Direction: Pull out every line below holding the word "with".

Dataset section:
-- Begin --

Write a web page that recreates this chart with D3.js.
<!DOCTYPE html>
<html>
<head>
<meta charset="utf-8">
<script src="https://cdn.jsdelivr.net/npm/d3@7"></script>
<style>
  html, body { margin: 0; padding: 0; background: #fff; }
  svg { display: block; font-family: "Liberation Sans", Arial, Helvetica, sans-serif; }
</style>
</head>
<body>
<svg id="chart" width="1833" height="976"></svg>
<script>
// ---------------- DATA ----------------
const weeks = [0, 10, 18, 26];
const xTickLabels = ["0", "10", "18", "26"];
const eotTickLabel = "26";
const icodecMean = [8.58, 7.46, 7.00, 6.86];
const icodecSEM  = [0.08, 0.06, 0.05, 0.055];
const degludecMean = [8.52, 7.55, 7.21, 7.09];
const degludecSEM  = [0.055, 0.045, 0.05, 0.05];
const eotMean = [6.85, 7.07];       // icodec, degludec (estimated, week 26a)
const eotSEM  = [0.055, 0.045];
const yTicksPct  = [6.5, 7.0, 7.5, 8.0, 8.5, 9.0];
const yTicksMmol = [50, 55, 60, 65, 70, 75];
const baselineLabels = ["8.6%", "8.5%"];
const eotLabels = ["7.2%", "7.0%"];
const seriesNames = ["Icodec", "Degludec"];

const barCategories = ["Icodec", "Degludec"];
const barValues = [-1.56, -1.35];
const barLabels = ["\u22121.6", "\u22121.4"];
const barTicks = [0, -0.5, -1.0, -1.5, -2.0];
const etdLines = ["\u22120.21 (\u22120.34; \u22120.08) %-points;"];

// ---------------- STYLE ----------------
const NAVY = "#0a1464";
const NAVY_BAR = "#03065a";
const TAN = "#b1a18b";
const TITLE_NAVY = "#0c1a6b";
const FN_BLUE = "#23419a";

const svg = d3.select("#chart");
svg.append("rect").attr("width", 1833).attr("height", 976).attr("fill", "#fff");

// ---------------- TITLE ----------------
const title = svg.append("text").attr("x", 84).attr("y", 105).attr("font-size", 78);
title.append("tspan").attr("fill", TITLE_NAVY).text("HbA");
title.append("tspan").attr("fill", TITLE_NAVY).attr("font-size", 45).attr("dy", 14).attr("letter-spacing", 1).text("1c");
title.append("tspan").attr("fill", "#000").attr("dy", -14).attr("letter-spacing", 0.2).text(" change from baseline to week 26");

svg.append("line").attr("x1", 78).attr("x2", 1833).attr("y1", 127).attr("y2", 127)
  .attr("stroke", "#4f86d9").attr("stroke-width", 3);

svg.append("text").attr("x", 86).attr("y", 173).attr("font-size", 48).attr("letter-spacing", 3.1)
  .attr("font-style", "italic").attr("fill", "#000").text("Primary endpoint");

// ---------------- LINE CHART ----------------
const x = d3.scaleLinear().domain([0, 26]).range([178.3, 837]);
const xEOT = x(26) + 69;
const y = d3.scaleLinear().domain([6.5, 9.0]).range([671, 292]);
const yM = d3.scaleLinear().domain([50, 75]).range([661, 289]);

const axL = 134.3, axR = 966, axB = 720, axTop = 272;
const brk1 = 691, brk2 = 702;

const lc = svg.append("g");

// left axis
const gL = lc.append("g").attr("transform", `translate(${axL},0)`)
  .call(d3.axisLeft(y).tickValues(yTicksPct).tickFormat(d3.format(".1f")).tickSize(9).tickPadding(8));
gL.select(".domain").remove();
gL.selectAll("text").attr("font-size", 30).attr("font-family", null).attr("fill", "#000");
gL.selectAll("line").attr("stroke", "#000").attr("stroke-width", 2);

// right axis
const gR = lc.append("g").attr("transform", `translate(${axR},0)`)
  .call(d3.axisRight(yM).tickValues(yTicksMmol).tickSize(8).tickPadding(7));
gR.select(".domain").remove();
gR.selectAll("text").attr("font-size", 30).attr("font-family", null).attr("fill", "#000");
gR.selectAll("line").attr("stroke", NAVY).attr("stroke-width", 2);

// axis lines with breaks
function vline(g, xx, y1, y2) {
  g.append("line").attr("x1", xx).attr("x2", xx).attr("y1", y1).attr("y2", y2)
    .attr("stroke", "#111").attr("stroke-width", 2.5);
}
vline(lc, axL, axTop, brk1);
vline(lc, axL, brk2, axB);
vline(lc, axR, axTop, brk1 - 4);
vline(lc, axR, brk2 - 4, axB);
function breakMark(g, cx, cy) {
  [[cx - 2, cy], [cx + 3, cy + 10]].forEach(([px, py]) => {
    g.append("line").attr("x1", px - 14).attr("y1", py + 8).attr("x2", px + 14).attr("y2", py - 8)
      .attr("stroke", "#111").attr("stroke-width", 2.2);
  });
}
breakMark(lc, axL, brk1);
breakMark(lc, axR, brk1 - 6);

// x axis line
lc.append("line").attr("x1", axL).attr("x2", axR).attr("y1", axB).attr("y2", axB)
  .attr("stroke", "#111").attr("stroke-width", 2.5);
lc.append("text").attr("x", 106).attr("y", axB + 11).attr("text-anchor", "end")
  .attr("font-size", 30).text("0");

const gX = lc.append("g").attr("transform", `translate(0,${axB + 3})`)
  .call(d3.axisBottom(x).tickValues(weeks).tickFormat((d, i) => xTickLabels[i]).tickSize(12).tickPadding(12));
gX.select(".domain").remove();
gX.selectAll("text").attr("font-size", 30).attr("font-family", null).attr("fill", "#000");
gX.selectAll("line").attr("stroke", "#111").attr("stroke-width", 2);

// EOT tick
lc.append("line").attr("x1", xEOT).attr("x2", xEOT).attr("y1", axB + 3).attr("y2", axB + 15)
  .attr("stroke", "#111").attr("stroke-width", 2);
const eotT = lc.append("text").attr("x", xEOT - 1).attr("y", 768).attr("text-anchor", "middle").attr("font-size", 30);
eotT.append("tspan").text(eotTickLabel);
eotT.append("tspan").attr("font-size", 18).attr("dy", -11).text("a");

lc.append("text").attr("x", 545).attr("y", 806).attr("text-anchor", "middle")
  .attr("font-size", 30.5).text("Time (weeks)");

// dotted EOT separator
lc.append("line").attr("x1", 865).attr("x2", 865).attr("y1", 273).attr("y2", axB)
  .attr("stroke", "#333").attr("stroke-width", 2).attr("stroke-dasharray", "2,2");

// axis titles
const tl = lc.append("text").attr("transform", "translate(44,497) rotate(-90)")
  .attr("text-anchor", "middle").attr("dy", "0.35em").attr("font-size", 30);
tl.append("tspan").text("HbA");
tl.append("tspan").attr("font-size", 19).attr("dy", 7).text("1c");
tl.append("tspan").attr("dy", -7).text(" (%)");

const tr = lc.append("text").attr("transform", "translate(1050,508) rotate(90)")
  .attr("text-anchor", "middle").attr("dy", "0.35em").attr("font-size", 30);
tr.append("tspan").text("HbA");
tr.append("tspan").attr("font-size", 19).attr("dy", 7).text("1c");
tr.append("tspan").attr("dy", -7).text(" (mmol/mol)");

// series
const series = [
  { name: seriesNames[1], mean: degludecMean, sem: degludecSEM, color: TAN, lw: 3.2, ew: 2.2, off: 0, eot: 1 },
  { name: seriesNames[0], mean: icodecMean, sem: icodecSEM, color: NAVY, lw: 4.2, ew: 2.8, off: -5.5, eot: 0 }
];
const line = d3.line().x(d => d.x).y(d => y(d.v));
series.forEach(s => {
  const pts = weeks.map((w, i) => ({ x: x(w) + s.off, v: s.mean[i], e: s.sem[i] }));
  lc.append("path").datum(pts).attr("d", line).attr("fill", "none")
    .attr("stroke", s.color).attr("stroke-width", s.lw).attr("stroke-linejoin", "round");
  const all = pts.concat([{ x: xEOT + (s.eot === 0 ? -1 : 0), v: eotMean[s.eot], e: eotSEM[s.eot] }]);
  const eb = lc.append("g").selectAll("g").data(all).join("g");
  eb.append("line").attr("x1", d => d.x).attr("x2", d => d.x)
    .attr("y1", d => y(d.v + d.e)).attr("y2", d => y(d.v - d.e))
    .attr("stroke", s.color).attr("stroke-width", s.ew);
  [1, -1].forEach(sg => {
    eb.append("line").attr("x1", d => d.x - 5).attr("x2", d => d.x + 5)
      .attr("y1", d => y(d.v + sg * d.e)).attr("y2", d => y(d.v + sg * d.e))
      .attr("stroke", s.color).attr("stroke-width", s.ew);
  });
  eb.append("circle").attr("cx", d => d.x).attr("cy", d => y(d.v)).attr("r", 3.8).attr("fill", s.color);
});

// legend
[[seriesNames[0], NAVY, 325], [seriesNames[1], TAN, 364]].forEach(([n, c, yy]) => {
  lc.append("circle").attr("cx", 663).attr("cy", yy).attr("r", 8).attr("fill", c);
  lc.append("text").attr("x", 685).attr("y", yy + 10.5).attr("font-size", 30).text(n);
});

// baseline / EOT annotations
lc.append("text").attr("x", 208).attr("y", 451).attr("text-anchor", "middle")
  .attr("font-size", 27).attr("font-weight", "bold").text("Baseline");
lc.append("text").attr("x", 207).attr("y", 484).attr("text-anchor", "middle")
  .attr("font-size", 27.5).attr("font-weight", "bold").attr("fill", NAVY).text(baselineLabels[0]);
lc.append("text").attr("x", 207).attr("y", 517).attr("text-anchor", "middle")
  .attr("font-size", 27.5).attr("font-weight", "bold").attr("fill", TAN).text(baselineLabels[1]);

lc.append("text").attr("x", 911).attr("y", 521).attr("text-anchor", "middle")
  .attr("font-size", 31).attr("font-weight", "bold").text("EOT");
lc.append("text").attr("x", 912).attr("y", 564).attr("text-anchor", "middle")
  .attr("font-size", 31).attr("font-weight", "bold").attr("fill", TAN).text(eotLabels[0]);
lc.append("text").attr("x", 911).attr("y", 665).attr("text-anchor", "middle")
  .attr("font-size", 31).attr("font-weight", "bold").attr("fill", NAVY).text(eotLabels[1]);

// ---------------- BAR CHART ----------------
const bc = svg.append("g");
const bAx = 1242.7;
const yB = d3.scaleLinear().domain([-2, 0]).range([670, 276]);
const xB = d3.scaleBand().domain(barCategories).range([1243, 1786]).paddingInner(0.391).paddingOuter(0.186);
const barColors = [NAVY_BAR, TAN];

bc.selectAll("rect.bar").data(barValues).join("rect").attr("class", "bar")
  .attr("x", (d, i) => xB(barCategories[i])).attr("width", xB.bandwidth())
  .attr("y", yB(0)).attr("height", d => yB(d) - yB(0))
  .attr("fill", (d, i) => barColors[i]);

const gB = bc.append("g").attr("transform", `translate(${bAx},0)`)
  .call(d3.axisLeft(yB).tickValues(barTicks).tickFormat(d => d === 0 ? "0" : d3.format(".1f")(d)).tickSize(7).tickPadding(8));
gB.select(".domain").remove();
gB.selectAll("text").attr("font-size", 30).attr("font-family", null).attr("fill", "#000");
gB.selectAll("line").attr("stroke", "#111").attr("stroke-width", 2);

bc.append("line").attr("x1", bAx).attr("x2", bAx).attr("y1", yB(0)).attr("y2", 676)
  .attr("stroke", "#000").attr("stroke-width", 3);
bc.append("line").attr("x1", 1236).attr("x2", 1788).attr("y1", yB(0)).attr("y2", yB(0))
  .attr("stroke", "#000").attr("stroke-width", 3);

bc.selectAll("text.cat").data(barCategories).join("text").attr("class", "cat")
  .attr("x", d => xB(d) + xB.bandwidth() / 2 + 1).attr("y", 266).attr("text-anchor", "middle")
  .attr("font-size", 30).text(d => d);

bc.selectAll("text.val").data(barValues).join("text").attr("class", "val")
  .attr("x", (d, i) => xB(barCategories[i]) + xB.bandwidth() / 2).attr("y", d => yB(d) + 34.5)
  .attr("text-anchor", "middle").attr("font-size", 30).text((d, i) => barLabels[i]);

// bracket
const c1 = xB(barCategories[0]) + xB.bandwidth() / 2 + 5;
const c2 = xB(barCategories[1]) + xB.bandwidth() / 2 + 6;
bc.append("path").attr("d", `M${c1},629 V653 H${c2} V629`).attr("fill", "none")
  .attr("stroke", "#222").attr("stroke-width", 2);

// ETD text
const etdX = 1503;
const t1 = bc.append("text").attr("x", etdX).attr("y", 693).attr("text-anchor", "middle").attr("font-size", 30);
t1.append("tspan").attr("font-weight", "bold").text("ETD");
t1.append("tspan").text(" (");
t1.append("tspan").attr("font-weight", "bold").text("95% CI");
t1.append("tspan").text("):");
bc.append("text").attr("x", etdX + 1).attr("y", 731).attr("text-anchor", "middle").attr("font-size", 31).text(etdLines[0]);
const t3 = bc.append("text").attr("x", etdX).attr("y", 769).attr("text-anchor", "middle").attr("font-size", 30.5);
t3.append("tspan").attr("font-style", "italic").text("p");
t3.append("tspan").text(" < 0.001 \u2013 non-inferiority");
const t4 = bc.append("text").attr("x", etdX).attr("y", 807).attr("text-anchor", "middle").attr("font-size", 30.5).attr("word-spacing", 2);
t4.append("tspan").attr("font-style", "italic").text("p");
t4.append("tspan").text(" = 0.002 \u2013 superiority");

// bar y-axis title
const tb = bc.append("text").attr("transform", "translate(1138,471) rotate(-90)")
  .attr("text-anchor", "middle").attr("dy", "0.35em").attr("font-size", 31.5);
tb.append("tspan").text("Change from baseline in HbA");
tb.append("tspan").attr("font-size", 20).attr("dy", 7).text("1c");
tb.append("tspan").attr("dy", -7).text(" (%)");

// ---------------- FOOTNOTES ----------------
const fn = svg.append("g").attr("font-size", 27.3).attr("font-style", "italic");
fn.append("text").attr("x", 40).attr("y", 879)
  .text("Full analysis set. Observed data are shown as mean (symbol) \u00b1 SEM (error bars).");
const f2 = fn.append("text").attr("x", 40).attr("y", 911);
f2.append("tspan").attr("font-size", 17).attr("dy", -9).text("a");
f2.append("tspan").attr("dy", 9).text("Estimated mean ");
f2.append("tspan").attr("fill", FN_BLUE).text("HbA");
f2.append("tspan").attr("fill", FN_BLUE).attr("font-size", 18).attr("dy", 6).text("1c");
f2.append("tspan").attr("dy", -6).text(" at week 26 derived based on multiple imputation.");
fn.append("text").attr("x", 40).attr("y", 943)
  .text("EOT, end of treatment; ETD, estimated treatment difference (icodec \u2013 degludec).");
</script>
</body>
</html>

-- End --

Answer:
Write a web page that recreates this chart with D3.js.
// axis lines with breaks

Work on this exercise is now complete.